= REQUIREMENTS =
Look through the data below. Pick out the lines holding the string "that".

= RECORD EXCERPTS =
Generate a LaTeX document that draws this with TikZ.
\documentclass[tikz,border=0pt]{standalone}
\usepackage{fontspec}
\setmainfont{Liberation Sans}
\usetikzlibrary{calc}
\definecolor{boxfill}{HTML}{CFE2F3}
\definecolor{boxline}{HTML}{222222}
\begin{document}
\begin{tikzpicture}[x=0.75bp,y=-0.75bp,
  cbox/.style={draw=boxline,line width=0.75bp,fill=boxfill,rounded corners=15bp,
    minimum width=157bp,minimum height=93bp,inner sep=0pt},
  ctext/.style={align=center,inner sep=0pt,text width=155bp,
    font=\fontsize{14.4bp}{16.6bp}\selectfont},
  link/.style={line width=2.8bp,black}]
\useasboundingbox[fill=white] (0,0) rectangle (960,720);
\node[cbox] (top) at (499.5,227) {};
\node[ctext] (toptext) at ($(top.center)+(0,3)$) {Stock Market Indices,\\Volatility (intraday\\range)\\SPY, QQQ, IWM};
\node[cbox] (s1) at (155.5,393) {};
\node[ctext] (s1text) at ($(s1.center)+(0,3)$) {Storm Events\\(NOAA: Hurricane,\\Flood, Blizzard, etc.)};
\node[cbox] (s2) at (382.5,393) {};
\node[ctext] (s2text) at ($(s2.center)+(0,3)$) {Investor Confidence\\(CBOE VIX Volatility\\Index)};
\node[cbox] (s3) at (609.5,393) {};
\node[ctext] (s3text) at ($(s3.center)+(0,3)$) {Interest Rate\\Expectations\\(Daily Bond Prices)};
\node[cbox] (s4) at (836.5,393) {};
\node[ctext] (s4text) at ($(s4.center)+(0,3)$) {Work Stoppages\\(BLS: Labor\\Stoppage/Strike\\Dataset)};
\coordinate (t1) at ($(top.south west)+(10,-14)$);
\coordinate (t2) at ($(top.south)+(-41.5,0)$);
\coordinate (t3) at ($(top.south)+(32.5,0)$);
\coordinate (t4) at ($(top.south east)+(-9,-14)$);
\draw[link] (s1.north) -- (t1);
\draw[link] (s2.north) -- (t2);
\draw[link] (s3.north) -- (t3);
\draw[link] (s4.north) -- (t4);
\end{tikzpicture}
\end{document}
==
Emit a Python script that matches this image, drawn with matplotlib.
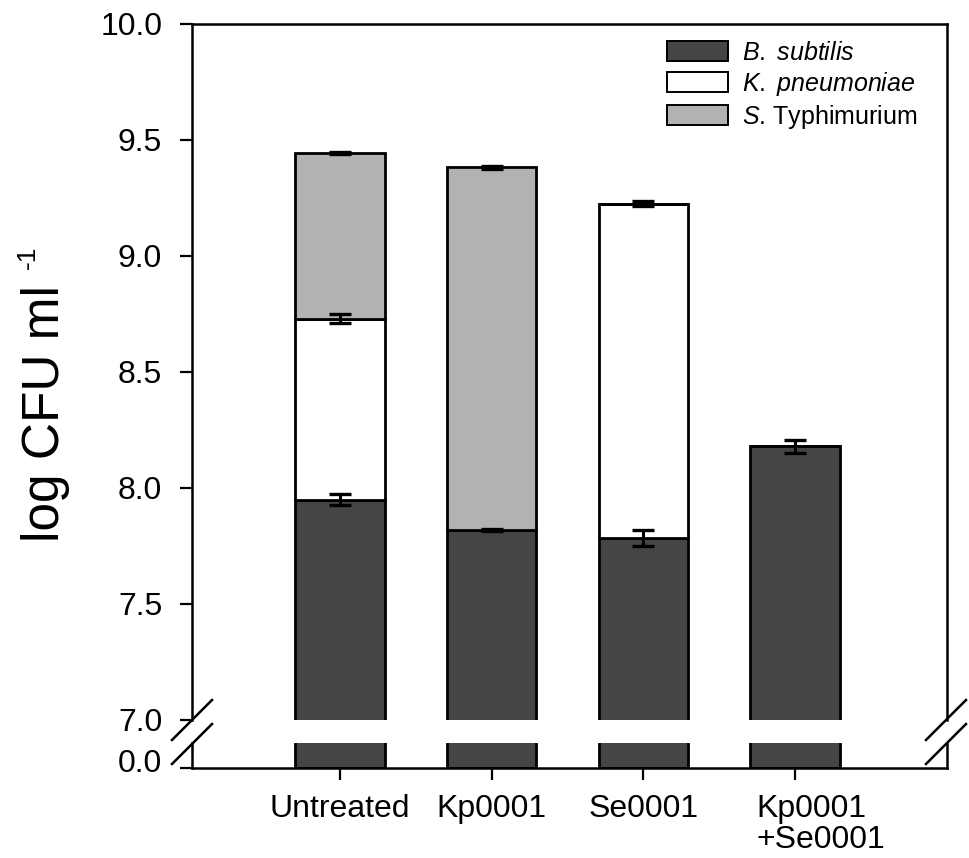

= EXERCISE OUTPUT =
Generate a LaTeX document that draws this with TikZ.
Emit a Python script that matches this image, drawn with matplotlib.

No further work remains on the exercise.